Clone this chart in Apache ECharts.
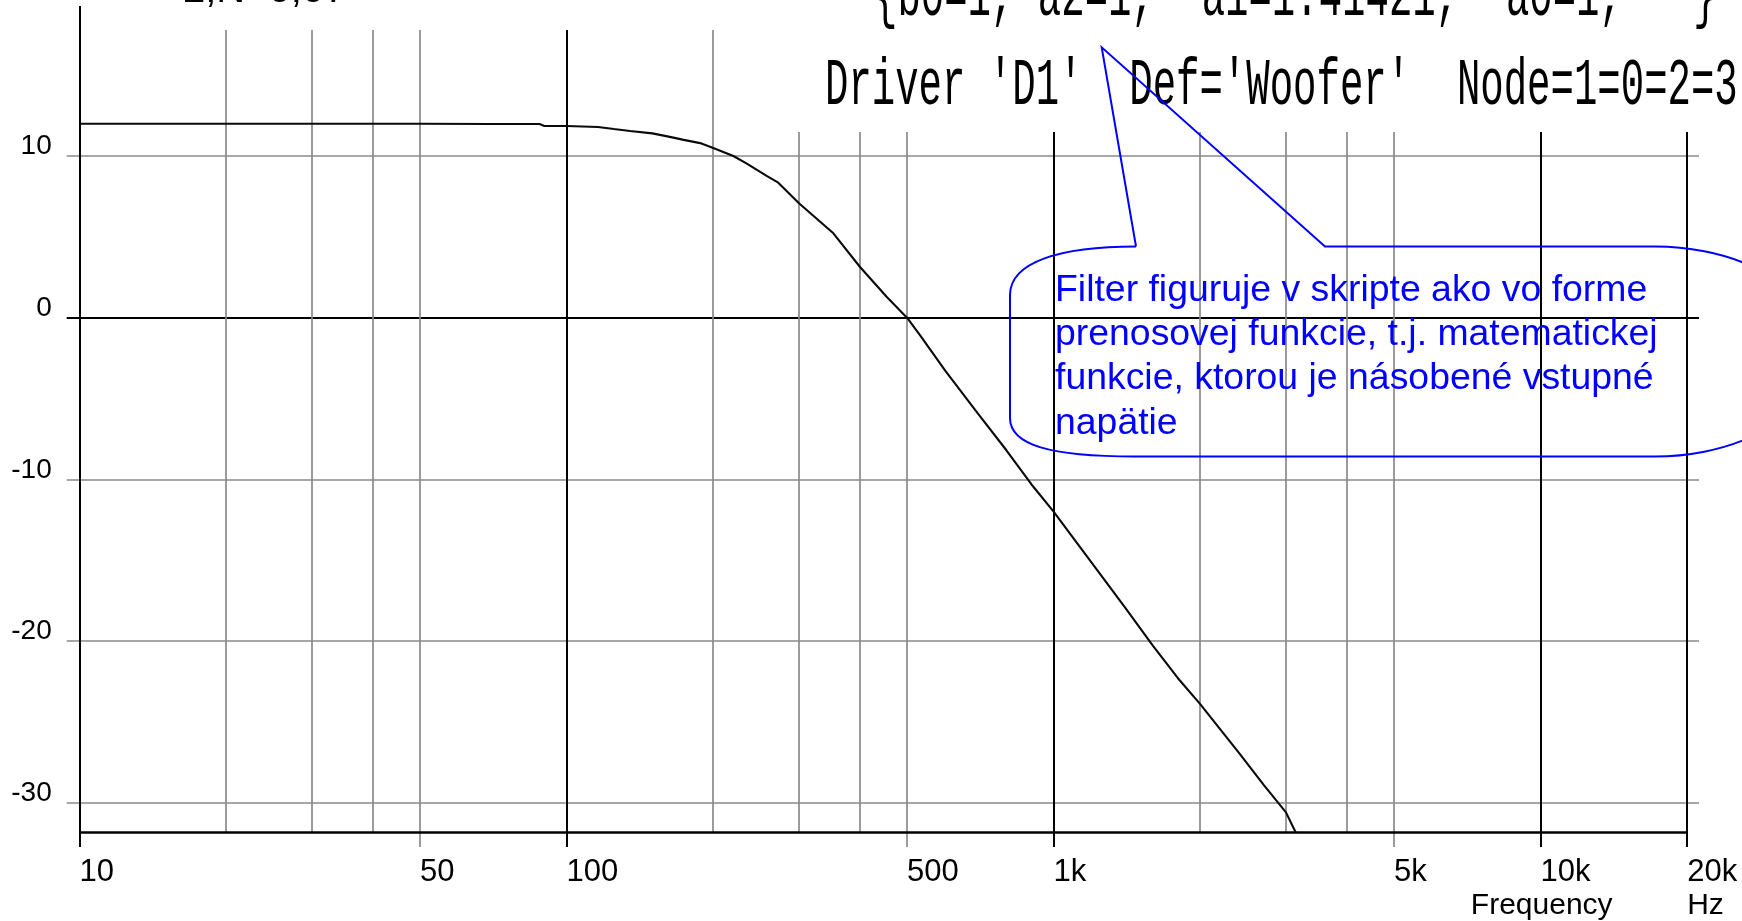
<!DOCTYPE html>
<html>
<head>
<meta charset="utf-8">
<script src="https://cdn.jsdelivr.net/npm/echarts@6/dist/echarts.min.js"></script>
<style>
  html, body { margin: 0; padding: 0; background: #ffffff; }
  #chart { width: 1742px; height: 921px; }
</style>
</head>
<body>
<div id="chart"></div>
<script>
// Woofer filter transfer function: gain (dB) against frequency (Hz)
const freqHz = [10, 20, 30, 50, 70, 88, 90, 100, 116, 125, 135, 150, 162, 174, 188, 200,
  220, 234, 258, 272, 300, 353, 400, 454, 500, 532, 600, 700, 800, 900, 1000, 1200,
  1400, 1600, 1800, 2000, 2400, 2700, 3000, 3140];
const gainDb = [12.0, 12.0, 12.0, 12.0, 11.98, 11.98, 11.86, 11.86, 11.8, 11.67, 11.55, 11.4, 11.2, 11.0, 10.8, 10.5,
  10.0, 9.55, 8.76, 8.35, 7.08, 5.22, 3.15, 1.3, 0.0, -1.1, -3.3, -5.95, -8.2, -10.3, -12.0, -15.2,
  -17.9, -20.3, -22.3, -23.9, -26.9, -28.9, -30.6, -31.83];

// Grid lines and tick labels
const minorGridHz = [20, 30, 40, 50, 200, 300, 400, 500, 2000, 3000, 4000, 5000];
const majorGridHz = [100, 1000, 10000, 20000];
const xTickHz = [10, 50, 100, 500, 1000, 5000, 10000, 20000];
const xTickLabels = ['10', '50', '100', '500', '1k', '5k', '10k', '20k'];
const yTickDb = [10, 0, -10, -20, -30];
const yTickLabels = ['10', '0', '-10', '-20', '-30'];

// Axis ranges (the x range leaves room for the grid lines that run past the frame)
const X_MIN = 9.408, X_MAX = 21146;
const Y_MIN = -32.74, Y_MAX = 19.28;
const GRID_TOP_DB = 17.79;   // upper end of the vertical grid lines
const FLOOR_DB = -31.83;     // bottom frame line

const GRAY = { color: '#8a8a8a', width: 1.7, type: 'solid' };
const BLACK = { color: '#000000', width: 2, type: 'solid' };
const SANS = "'Liberation Sans', Arial, sans-serif";

const X_LABEL = { show: true, position: 'end', distance: 25, align: 'left', verticalAlign: 'middle',
  color: '#000', fontFamily: SANS, fontSize: 31 };
const Y_LABEL = { show: true, position: 'start', distance: 15, align: 'right', verticalAlign: 'bottom',
  lineHeight: 19, color: '#000', fontFamily: SANS, fontSize: 28 };

const gridLines = [];

// horizontal level lines with their dB labels
yTickDb.forEach((v, i) => {
  gridLines.push([
    { coord: [X_MIN, v], lineStyle: v === 0 ? BLACK : GRAY,
      label: Object.assign({}, Y_LABEL, { formatter: yTickLabels[i] }) },
    { coord: [X_MAX, v] }
  ]);
});

// vertical frequency lines; labelled ones reach down past the frame as ticks
const addVertical = (f, style, top) => {
  const li = xTickHz.indexOf(f);
  const from = { coord: [f, top], lineStyle: style };
  if (li >= 0) from.label = Object.assign({}, X_LABEL, { formatter: xTickLabels[li] });
  gridLines.push([from, { coord: [f, li >= 0 ? Y_MIN : FLOOR_DB] }]);
};
minorGridHz.forEach(f => addVertical(f, GRAY, GRID_TOP_DB));
majorGridHz.forEach(f => addVertical(f, BLACK, GRID_TOP_DB));
// left frame (the dB axis)
addVertical(xTickHz[0], BLACK, Y_MAX);
// bottom frame
gridLines.push([
  { coord: [xTickHz[0], FLOOR_DB], lineStyle: { color: '#000', width: 2.6, type: 'solid' } },
  { coord: [majorGridHz[majorGridHz.length - 1], FLOOR_DB] }
]);

const chart = echarts.init(document.getElementById('chart'), null, { renderer: 'canvas' });

// callout bubble outline, built from curve and line pieces
const BLUE = { stroke: '#0000ff', lineWidth: 2, fill: 'none' };
const curve = (x1, y1, cpx1, cpy1, cpx2, cpy2, x2, y2) => ({
  type: 'bezierCurve', z: 70, silent: true,
  shape: { x1, y1, cpx1, cpy1, cpx2, cpy2, x2, y2 }, style: BLUE
});
const straight = (x1, y1, x2, y2) => ({
  type: 'line', z: 70, silent: true, shape: { x1, y1, x2, y2 }, style: BLUE
});
const bubble = [
  curve(1136, 246.5, 1060, 246.5, 1010, 262, 1010, 295),
  straight(1010, 295, 1010, 418),
  curve(1010, 418, 1010, 445, 1050, 456.5, 1135, 456.5),
  straight(1135, 456.5, 1655, 456.5),
  curve(1655, 456.5, 1720, 456.5, 1795, 430, 1795, 385),
  curve(1795, 320, 1795, 272, 1720, 246.5, 1655, 246.5),
  { type: 'polyline', z: 70, silent: true,
    shape: { points: [[1655, 246.5], [1325, 246.5], [1101.7, 47.3], [1136, 246.5]] }, style: BLUE }
];

chart.setOption({
  backgroundColor: '#ffffff',
  animation: false,
  grid: { left: 66.7, right: 43, top: 6, bottom: 74 },
  xAxis: {
    type: 'log', logBase: 10, min: X_MIN, max: X_MAX,
    axisLine: { show: false }, axisTick: { show: false },
    axisLabel: { show: false }, splitLine: { show: false }
  },
  yAxis: {
    type: 'value', min: Y_MIN, max: Y_MAX,
    axisLine: { show: false }, axisTick: { show: false },
    axisLabel: { show: false }, splitLine: { show: false }
  },
  series: [
    {
      name: 'grid',
      type: 'line',
      data: [],
      silent: true,
      z: 1,
      markLine: {
        z: 1,
        silent: true,
        animation: false,
        symbol: ['none', 'none'],
        label: { show: false },
        emphasis: { disabled: true },
        data: gridLines
      }
    },
    {
      name: 'Gain',
      type: 'line',
      z: 3,
      data: freqHz.map((f, i) => [f, gainDb[i]]),
      showSymbol: false,
      smooth: false,
      lineStyle: { color: '#0a0a0a', width: 2.1 }
    }
  ],
  graphic: [
    // clear band behind the netlist text
    { type: 'rect', z: 50, silent: true, shape: { x: 760, y: 0, width: 982, height: 132 },
      style: { fill: '#ffffff' } },
    { type: 'text', z: 60, x: 183, y: -9, silent: true,
      style: { text: '2,N+0,07', fill: '#000', font: "40px " + SANS,
        align: 'left', verticalAlign: 'middle' } },
    { type: 'text', z: 60, x: 874, y: -2.5, scaleY: 1.7, silent: true,
      style: { text: "{b0=1, a2=1,  a1=1.41421,  a0=1,   }", fill: '#000',
        font: "39px 'Liberation Mono', 'Courier New', monospace", align: 'left', verticalAlign: 'middle' } },
    { type: 'text', z: 60, x: 825, y: 86.5, scaleY: 1.7, silent: true,
      style: { text: "Driver 'D1'  Def='Woofer'  Node=1=0=2=3", fill: '#000',
        font: "39px 'Liberation Mono', 'Courier New', monospace", align: 'left', verticalAlign: 'middle' } },
    ...bubble,
    { type: 'text', z: 70, x: 1055, y: 268, silent: true,
      style: { text: 'Filter figuruje v skripte ako vo forme\nprenosovej funkcie, t.j. matematickej\nfunkcie, ktorou je násobené vstupné\nnapätie',
        fill: '#0000ff', font: "37.4px " + SANS, lineHeight: 44.4,
        align: 'left', verticalAlign: 'top' } },
    // axis caption
    { type: 'text', z: 60, x: 1541.7, y: 906, silent: true,
      style: { text: 'Frequency', fill: '#000', font: '30px ' + SANS, align: 'center', verticalAlign: 'middle' } },
    { type: 'text', z: 60, x: 1687.2, y: 906, silent: true,
      style: { text: 'Hz', fill: '#000', font: '30px ' + SANS, align: 'left', verticalAlign: 'middle' } }
  ]
});
</script>
</body>
</html>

------------------------------------------------------------

→ Problem details: Omit the pictures, then repeat exactly each line from the beginning of the listing through the line with "const yTickLabels = ['10', '0', '-10', '-20', '-30'];".

→ Response:
Clone this chart in Apache ECharts.
<!DOCTYPE html>
<html>
<head>
<meta charset="utf-8">
<script src="https://cdn.jsdelivr.net/npm/echarts@6/dist/echarts.min.js"></script>
<style>
  html, body { margin: 0; padding: 0; background: #ffffff; }
  #chart { width: 1742px; height: 921px; }
</style>
</head>
<body>
<div id="chart"></div>
<script>
// Woofer filter transfer function: gain (dB) against frequency (Hz)
const freqHz = [10, 20, 30, 50, 70, 88, 90, 100, 116, 125, 135, 150, 162, 174, 188, 200,
  220, 234, 258, 272, 300, 353, 400, 454, 500, 532, 600, 700, 800, 900, 1000, 1200,
  1400, 1600, 1800, 2000, 2400, 2700, 3000, 3140];
const gainDb = [12.0, 12.0, 12.0, 12.0, 11.98, 11.98, 11.86, 11.86, 11.8, 11.67, 11.55, 11.4, 11.2, 11.0, 10.8, 10.5,
  10.0, 9.55, 8.76, 8.35, 7.08, 5.22, 3.15, 1.3, 0.0, -1.1, -3.3, -5.95, -8.2, -10.3, -12.0, -15.2,
  -17.9, -20.3, -22.3, -23.9, -26.9, -28.9, -30.6, -31.83];

// Grid lines and tick labels
const minorGridHz = [20, 30, 40, 50, 200, 300, 400, 500, 2000, 3000, 4000, 5000];
const majorGridHz = [100, 1000, 10000, 20000];
const xTickHz = [10, 50, 100, 500, 1000, 5000, 10000, 20000];
const xTickLabels = ['10', '50', '100', '500', '1k', '5k', '10k', '20k'];
const yTickDb = [10, 0, -10, -20, -30];
const yTickLabels = ['10', '0', '-10', '-20', '-30'];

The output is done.